Most sunglasses do not cover the eye fully. For example, any design where the lenses are close to flat (aviator, retro) or small does not protect the eye from rays coming from above or the side. Sunlight commonly comes from above, so these sunglass designs do not block a significant part of it. If the lenses are tinted (not clear), then they worsen the outcome for the eyes, because the dark glass in the centre of the visual field makes the pupils expand. When that happens, the pupils let in more light from any direction, including sunlight from the unprotected top and side directions.
In comparison, the polycarbonate safety glasses that currently cost 2 AUD in a construction shop have a wrap-around design and large lenses that leave only a small gap between the forehead and the glasses. Light from the side and nearly all other directions has to pass through the glasses before reaching the eye. The material for the safety glasses is polycarbonate, which block 99.9% of UV light. In order for sunglasses to provide better UV protection than the safety glasses, they have to block a larger percentage of UV light or cover more ray paths into the eye.

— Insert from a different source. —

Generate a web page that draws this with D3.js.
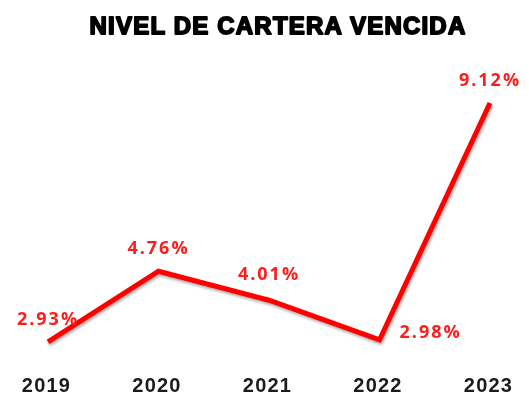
<!DOCTYPE html>
<html>
<head>
<meta charset="utf-8">
<script src="https://cdn.jsdelivr.net/npm/d3@7"></script>
<style>
  html, body { margin: 0; padding: 0; background: #fff; }
  svg { display: block; }
</style>
</head>
<body>
<svg id="chart" width="529" height="397"></svg>
<script>
// Overdue portfolio ratio by year
const years = ["2019", "2020", "2021", "2022", "2023"];
const values = [2.93, 4.76, 4.01, 2.98, 9.12];
const valueLabels = ["2.93%", "4.76%", "4.01%", "2.98%", "9.12%"];
const title = "NIVEL DE CARTERA VENCIDA";

const svg = d3.select("#chart");

const x = d3.scalePoint().domain(years).range([48, 490]);
const y = d3.scaleLinear().domain([0, 10]).range([455, 69]);

const defs = svg.append("defs");
const shadow = defs.append("filter").attr("id", "shadow")
  .attr("x", "-10%").attr("y", "-10%").attr("width", "120%").attr("height", "120%");
shadow.append("feGaussianBlur").attr("in", "SourceAlpha").attr("stdDeviation", 1.5).attr("result", "b");
shadow.append("feOffset").attr("in", "b").attr("dx", 1).attr("dy", 1.5).attr("result", "o");
shadow.append("feComponentTransfer").attr("in", "o").attr("result", "s")
  .append("feFuncA").attr("type", "linear").attr("slope", 0.35);
const m = shadow.append("feMerge");
m.append("feMergeNode").attr("in", "s");
m.append("feMergeNode").attr("in", "SourceGraphic");

const soft = defs.append("filter").attr("id", "soft");
soft.append("feGaussianBlur").attr("stdDeviation", 0.5);

// Title
svg.append("text")
  .attr("x", 278).attr("y", 34)
  .attr("text-anchor", "middle")
  .attr("font-family", "Liberation Sans, Arial, sans-serif")
  .attr("font-weight", 900)
  .attr("font-size", 24)
  .attr("letter-spacing", 1.2)
  .attr("stroke", "#000").attr("stroke-width", 1.8)
  .attr("stroke-linejoin", "round")
  .attr("fill", "#000")
  .attr("filter", "url(#soft)")
  .text(title);

// Year axis
const axis = d3.axisBottom(x).tickSize(0).tickPadding(0);
const gx = svg.append("g").attr("transform", "translate(-2,392)").call(axis);
gx.select(".domain").remove();
gx.selectAll("text")
  .attr("dy", 0)
  .attr("font-family", "Liberation Sans, Arial, sans-serif")
  .attr("font-weight", 700)
  .attr("font-size", 20)
  .attr("letter-spacing", 1.2)
  .attr("fill", "#1a1a1a")
  .attr("filter", "url(#soft)");

// Series line
const line = d3.line().x((d, i) => x(years[i])).y(d => y(d));
svg.append("path")
  .datum(values)
  .attr("d", line)
  .attr("fill", "none")
  .attr("stroke", "#ff0000")
  .attr("stroke-width", 5)
  .attr("stroke-linejoin", "miter")
  .attr("filter", "url(#shadow)");

// Value labels: above each point, except a trough followed by a rise, which sits to the right
const isTrough = (d, i) => i > 0 && i < values.length - 1 && d < values[i - 1] && d < values[i + 1];
svg.append("g").selectAll("text")
  .data(values)
  .join("text")
  .attr("x", (d, i) => isTrough(d, i) ? x(years[i]) + 20 : x(years[i]))
  .attr("y", (d, i) => isTrough(d, i) ? y(d) - 2 : y(d) - (i === 2 ? 20 : 17))
  .attr("text-anchor", (d, i) => isTrough(d, i) ? "start" : "middle")
  .attr("font-family", "Open Sans, Liberation Sans, sans-serif")
  .attr("font-weight", 700)
  .attr("font-size", 18)
  .attr("letter-spacing", 2)
  .attr("fill", "#ff1f1f")
  .attr("filter", "url(#soft)")
  .text((d, i) => valueLabels[i]);
</script>
</body>
</html>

Suppose that sunglasses were made from a material that blocks 100% of UV. Then to improve on the safety glasses, the sunglasses would have to cover at least 99.9% of the ray paths into the eye that safety glasses cover. In other words, the sunglasses would have to have the same wrap-around design and as large or larger lenses.
An improved design for both safety glasses and sunglasses would take the wrap-around design one step further: cover the eyes from top to bottom as well as from side to side. One way to achieve such cover is a half-dome over each eye that touches the forehead above the eye and the cheek below, as well as the bridge of the nose and the temple.
A brimmed hat that blocks light coming from above compensates to some extent for flat-lensed or small sunglasses. The hat does not protect the eyes from light coming from the side and below the brim, so the classic sunglass designs are still inferior to wrap-arounds even combined with a hat.